_TASK BRIEF:_ Repeat the listing exactly as given, omitting every image.
%%
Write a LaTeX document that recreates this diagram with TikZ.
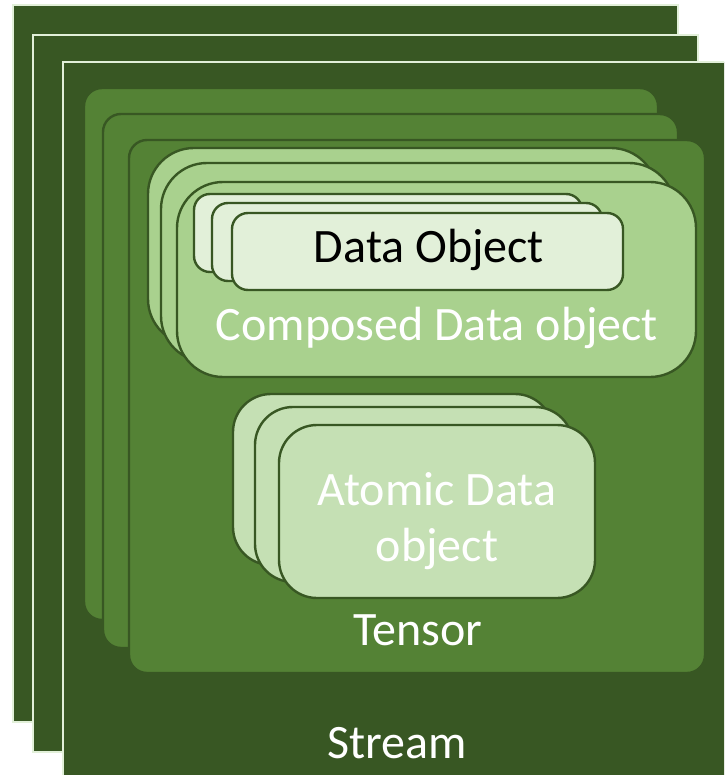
\documentclass[tikz,border=0pt]{standalone}
\usepackage{fontspec}
\setmainfont{Carlito}
\usepackage{tikz}

\definecolor{streamgreen}{HTML}{385723}
\definecolor{tensorgreen}{HTML}{548235}
\definecolor{composedgreen}{HTML}{A9D18E}
\definecolor{atomicgreen}{HTML}{C5E0B4}
\definecolor{objectgreen}{HTML}{E2F0D9}

\begin{document}
\begin{tikzpicture}
    %[x=1pt,y=-1pt]
    [x=1pt,y=-1pt,
     streambox/.style={fill=streamgreen,draw=objectgreen,line width=2pt},
     tensorbox/.style={fill=tensorgreen,draw=streamgreen,line width=2.4pt,rounded corners=18pt},
     composedbox/.style={fill=composedgreen,draw=streamgreen,line width=2.4pt,rounded corners=46pt},
     objectbox/.style={fill=objectgreen,draw=streamgreen,line width=2.4pt,rounded corners=16pt},
     atomicbox/.style={fill=atomicgreen,draw=streamgreen,line width=2.4pt,rounded corners=38pt},
     boxlabel/.style={font=\fontsize{48}{56}\selectfont,text=white,anchor=base,inner sep=0pt,align=center}]
    \useasboundingbox (0,0) rectangle (724,775);
    \clip (0,0) rectangle (724,775);

    % stream
    \draw[streambox] (13,5) rectangle (678,722);
    \draw[streambox] (33,35) rectangle (698,752);
    \draw[streambox] (63,62) rectangle (740,790);

    % tensor
    \draw[tensorbox] (84,88) rectangle (658,620);
    \draw[tensorbox] (103,114) rectangle (678,648);
    \draw[tensorbox] (129,140) rectangle (705,673);

    % composed data object
    \draw[composedbox] (148,148) rectangle (657,345);
    \draw[composedbox] (161,163) rectangle (675,362);
    \draw[composedbox] (177,182) rectangle (696,377);

    % data object
    \draw[objectbox] (194,194) rectangle (582,272);
    \draw[objectbox] (212,203) rectangle (602,281);
    \draw[objectbox] (232,213) rectangle (623,290);

    % atomic data object
    \draw[atomicbox] (233,394) rectangle (553,565);
    \draw[atomicbox] (255,407) rectangle (573,582);
    \draw[atomicbox] (279,425) rectangle (595,598);

    \node[boxlabel,text=black] (ldata) at (429,262) {Data Object};
    \node[boxlabel] (lcomposed) at (437,340) {Composed Data object};
    \node[boxlabel] (latomic) at (437,561) {Atomic Data\\object};
    \node[boxlabel] (ltensor) at (418,645) {Tensor};
    \node[boxlabel] (lstream) at (397,758) {Stream};

  \end{tikzpicture}
\end{document}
%%
_WRITTEN RESPONSE:_
Write a LaTeX document that recreates this diagram with TikZ.
\documentclass[tikz,border=0pt]{standalone}
\usepackage{fontspec}
\setmainfont{Carlito}
\usepackage{tikz}

\definecolor{streamgreen}{HTML}{385723}
\definecolor{tensorgreen}{HTML}{548235}
\definecolor{composedgreen}{HTML}{A9D18E}
\definecolor{atomicgreen}{HTML}{C5E0B4}
\definecolor{objectgreen}{HTML}{E2F0D9}

\begin{document}
\begin{tikzpicture}
    %[x=1pt,y=-1pt]
    [x=1pt,y=-1pt,
     streambox/.style={fill=streamgreen,draw=objectgreen,line width=2pt},
     tensorbox/.style={fill=tensorgreen,draw=streamgreen,line width=2.4pt,rounded corners=18pt},
     composedbox/.style={fill=composedgreen,draw=streamgreen,line width=2.4pt,rounded corners=46pt},
     objectbox/.style={fill=objectgreen,draw=streamgreen,line width=2.4pt,rounded corners=16pt},
     atomicbox/.style={fill=atomicgreen,draw=streamgreen,line width=2.4pt,rounded corners=38pt},
     boxlabel/.style={font=\fontsize{48}{56}\selectfont,text=white,anchor=base,inner sep=0pt,align=center}]
    \useasboundingbox (0,0) rectangle (724,775);
    \clip (0,0) rectangle (724,775);

    % stream
    \draw[streambox] (13,5) rectangle (678,722);
    \draw[streambox] (33,35) rectangle (698,752);
    \draw[streambox] (63,62) rectangle (740,790);

    % tensor
    \draw[tensorbox] (84,88) rectangle (658,620);
    \draw[tensorbox] (103,114) rectangle (678,648);
    \draw[tensorbox] (129,140) rectangle (705,673);

    % composed data object
    \draw[composedbox] (148,148) rectangle (657,345);
    \draw[composedbox] (161,163) rectangle (675,362);
    \draw[composedbox] (177,182) rectangle (696,377);

    % data object
    \draw[objectbox] (194,194) rectangle (582,272);
    \draw[objectbox] (212,203) rectangle (602,281);
    \draw[objectbox] (232,213) rectangle (623,290);

    % atomic data object
    \draw[atomicbox] (233,394) rectangle (553,565);
    \draw[atomicbox] (255,407) rectangle (573,582);
    \draw[atomicbox] (279,425) rectangle (595,598);

    \node[boxlabel,text=black] (ldata) at (429,262) {Data Object};
    \node[boxlabel] (lcomposed) at (437,340) {Composed Data object};
    \node[boxlabel] (latomic) at (437,561) {Atomic Data\\object};
    \node[boxlabel] (ltensor) at (418,645) {Tensor};
    \node[boxlabel] (lstream) at (397,758) {Stream};

  \end{tikzpicture}
\end{document}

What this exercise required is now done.